PROBLEM DETAILS: Keep to the lines from the line containing "Give me the" through the line containing "0.67, 0.558, 0.885]": copy them exactly and leave every picture out.

Stored items from a collection
☆ ☆ ☆ ☆ ☆
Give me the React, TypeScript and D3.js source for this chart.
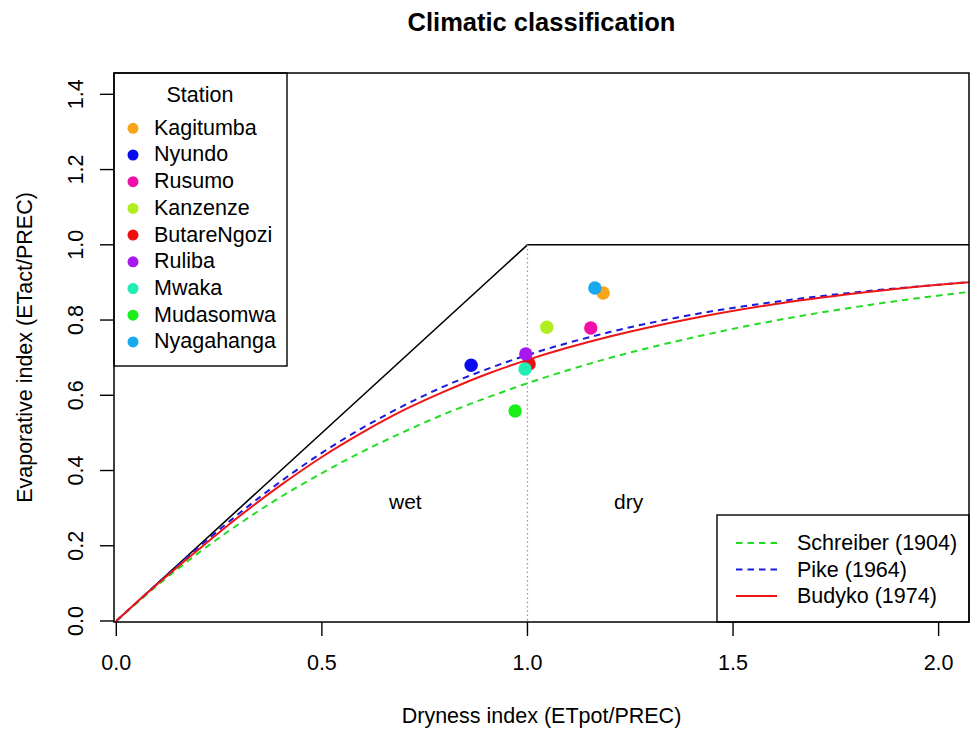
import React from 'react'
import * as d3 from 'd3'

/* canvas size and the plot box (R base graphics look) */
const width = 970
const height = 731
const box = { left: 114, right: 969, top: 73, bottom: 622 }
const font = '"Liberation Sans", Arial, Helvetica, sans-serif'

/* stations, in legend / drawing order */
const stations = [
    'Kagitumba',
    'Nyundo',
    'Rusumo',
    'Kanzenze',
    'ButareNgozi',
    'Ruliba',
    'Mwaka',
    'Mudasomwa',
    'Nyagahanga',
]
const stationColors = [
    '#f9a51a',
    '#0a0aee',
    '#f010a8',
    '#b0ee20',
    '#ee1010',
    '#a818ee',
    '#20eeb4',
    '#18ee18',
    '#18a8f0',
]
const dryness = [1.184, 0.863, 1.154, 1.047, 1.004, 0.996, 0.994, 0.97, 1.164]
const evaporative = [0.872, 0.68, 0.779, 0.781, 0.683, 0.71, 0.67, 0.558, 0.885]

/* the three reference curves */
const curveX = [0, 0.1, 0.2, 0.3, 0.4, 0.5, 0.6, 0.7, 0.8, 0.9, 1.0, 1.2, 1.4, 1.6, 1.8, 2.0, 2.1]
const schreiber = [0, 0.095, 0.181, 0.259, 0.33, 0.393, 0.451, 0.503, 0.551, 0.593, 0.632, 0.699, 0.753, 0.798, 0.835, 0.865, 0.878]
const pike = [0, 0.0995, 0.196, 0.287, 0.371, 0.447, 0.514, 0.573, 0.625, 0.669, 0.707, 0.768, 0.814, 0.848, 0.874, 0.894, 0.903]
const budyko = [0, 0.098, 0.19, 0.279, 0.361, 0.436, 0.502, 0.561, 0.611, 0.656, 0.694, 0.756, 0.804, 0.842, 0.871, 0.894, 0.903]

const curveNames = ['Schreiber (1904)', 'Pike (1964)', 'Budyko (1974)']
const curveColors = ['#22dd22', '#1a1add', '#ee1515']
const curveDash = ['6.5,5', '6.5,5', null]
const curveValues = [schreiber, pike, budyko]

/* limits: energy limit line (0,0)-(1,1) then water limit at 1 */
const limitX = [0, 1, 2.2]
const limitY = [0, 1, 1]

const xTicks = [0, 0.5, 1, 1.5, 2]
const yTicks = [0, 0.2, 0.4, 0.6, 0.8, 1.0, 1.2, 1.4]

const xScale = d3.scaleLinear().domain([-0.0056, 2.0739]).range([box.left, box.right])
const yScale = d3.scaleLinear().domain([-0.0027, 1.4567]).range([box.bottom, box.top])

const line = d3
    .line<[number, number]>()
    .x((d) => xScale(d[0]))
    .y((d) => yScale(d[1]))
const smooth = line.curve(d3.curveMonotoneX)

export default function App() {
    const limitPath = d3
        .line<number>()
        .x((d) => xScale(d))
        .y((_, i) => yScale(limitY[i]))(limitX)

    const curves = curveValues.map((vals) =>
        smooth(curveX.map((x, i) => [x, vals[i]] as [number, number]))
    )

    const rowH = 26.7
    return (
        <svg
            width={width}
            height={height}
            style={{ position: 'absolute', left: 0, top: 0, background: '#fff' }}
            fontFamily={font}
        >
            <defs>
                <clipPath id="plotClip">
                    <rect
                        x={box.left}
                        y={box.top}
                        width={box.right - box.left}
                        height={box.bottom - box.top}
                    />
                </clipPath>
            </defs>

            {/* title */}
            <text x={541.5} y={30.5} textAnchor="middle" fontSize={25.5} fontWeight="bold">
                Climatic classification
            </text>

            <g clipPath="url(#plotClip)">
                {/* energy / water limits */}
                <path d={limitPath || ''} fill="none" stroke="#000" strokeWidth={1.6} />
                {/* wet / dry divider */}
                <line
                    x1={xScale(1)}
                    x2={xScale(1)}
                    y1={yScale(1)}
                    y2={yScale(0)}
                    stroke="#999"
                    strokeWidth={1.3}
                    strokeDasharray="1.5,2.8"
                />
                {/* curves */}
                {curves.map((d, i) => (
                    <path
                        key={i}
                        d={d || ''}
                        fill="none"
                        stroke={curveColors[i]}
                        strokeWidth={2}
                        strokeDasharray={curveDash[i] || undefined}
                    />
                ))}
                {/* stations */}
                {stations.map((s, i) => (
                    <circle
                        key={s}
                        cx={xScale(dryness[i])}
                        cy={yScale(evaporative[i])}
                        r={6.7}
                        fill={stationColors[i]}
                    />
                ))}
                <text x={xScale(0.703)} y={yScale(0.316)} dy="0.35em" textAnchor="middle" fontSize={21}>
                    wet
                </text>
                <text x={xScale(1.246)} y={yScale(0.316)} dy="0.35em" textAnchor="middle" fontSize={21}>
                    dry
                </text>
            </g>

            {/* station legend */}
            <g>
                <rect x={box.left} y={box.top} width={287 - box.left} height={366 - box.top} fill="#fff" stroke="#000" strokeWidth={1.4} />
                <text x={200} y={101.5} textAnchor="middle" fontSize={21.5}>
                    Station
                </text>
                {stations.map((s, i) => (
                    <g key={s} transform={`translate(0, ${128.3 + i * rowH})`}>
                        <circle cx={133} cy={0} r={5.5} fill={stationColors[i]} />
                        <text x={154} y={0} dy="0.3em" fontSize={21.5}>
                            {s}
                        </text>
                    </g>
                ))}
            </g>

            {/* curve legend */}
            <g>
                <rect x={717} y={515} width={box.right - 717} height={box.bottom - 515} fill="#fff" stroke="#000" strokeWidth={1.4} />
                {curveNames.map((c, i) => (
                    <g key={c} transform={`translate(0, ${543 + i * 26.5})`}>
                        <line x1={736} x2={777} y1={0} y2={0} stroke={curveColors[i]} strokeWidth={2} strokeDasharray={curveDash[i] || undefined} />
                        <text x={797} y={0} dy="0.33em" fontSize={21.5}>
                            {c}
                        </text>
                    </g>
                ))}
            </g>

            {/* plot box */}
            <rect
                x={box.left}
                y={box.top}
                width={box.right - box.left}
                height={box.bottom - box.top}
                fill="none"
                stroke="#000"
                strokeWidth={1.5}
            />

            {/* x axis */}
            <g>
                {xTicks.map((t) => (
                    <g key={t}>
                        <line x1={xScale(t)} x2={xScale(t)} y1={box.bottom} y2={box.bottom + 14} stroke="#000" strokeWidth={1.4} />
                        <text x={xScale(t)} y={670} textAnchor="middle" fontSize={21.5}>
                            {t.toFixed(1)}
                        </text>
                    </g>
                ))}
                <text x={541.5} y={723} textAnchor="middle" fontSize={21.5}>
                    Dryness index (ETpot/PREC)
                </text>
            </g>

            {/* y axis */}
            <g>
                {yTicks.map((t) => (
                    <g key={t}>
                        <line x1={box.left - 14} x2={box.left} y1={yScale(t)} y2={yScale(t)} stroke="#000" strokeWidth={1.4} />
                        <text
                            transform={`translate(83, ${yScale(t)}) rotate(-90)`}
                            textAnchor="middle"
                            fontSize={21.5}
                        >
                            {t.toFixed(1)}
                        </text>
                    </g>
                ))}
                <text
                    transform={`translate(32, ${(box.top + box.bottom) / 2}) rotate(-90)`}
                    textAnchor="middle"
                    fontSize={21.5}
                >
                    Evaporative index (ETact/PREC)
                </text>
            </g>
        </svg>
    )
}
☆ ☆ ☆ ☆ ☆
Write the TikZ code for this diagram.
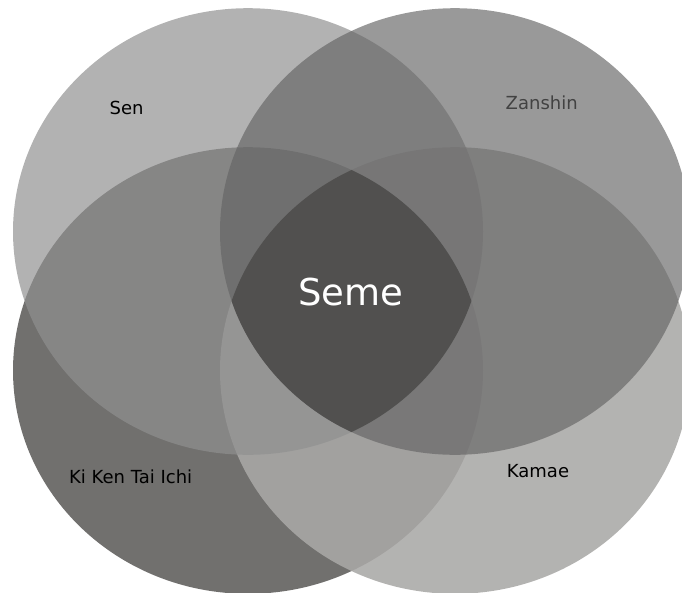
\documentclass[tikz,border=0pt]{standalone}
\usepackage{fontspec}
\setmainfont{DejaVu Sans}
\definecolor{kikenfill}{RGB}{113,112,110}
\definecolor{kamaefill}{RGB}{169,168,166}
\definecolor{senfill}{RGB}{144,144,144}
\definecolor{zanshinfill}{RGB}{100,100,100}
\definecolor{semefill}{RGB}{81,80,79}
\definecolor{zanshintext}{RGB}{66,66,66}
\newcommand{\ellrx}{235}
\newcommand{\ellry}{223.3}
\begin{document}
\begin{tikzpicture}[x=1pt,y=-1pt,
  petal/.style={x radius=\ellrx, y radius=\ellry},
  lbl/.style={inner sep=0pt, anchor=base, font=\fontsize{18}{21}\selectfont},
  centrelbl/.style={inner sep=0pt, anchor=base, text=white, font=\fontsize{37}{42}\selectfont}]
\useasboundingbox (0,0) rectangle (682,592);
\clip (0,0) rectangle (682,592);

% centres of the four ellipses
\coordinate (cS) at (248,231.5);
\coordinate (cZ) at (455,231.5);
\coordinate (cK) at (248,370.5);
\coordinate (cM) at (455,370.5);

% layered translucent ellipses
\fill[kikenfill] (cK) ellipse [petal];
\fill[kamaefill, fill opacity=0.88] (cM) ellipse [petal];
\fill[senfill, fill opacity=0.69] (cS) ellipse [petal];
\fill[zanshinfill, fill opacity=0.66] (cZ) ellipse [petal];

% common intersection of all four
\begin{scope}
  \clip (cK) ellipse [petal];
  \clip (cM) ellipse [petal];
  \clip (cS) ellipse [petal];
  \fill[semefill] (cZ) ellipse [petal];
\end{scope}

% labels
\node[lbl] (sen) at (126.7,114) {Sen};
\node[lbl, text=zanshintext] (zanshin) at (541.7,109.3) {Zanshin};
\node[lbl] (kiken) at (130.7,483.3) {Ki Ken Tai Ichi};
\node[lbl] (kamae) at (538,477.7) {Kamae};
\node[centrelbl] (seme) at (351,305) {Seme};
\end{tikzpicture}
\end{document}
☆ ☆ ☆ ☆ ☆
TASK ANSWER:
Give me the React, TypeScript and D3.js source for this chart.
import React from 'react'
import * as d3 from 'd3'

/* canvas size and the plot box (R base graphics look) */
const width = 970
const height = 731
const box = { left: 114, right: 969, top: 73, bottom: 622 }
const font = '"Liberation Sans", Arial, Helvetica, sans-serif'

/* stations, in legend / drawing order */
const stations = [
    'Kagitumba',
    'Nyundo',
    'Rusumo',
    'Kanzenze',
    'ButareNgozi',
    'Ruliba',
    'Mwaka',
    'Mudasomwa',
    'Nyagahanga',
]
const stationColors = [
    '#f9a51a',
    '#0a0aee',
    '#f010a8',
    '#b0ee20',
    '#ee1010',
    '#a818ee',
    '#20eeb4',
    '#18ee18',
    '#18a8f0',
]
const dryness = [1.184, 0.863, 1.154, 1.047, 1.004, 0.996, 0.994, 0.97, 1.164]
const evaporative = [0.872, 0.68, 0.779, 0.781, 0.683, 0.71, 0.67, 0.558, 0.885]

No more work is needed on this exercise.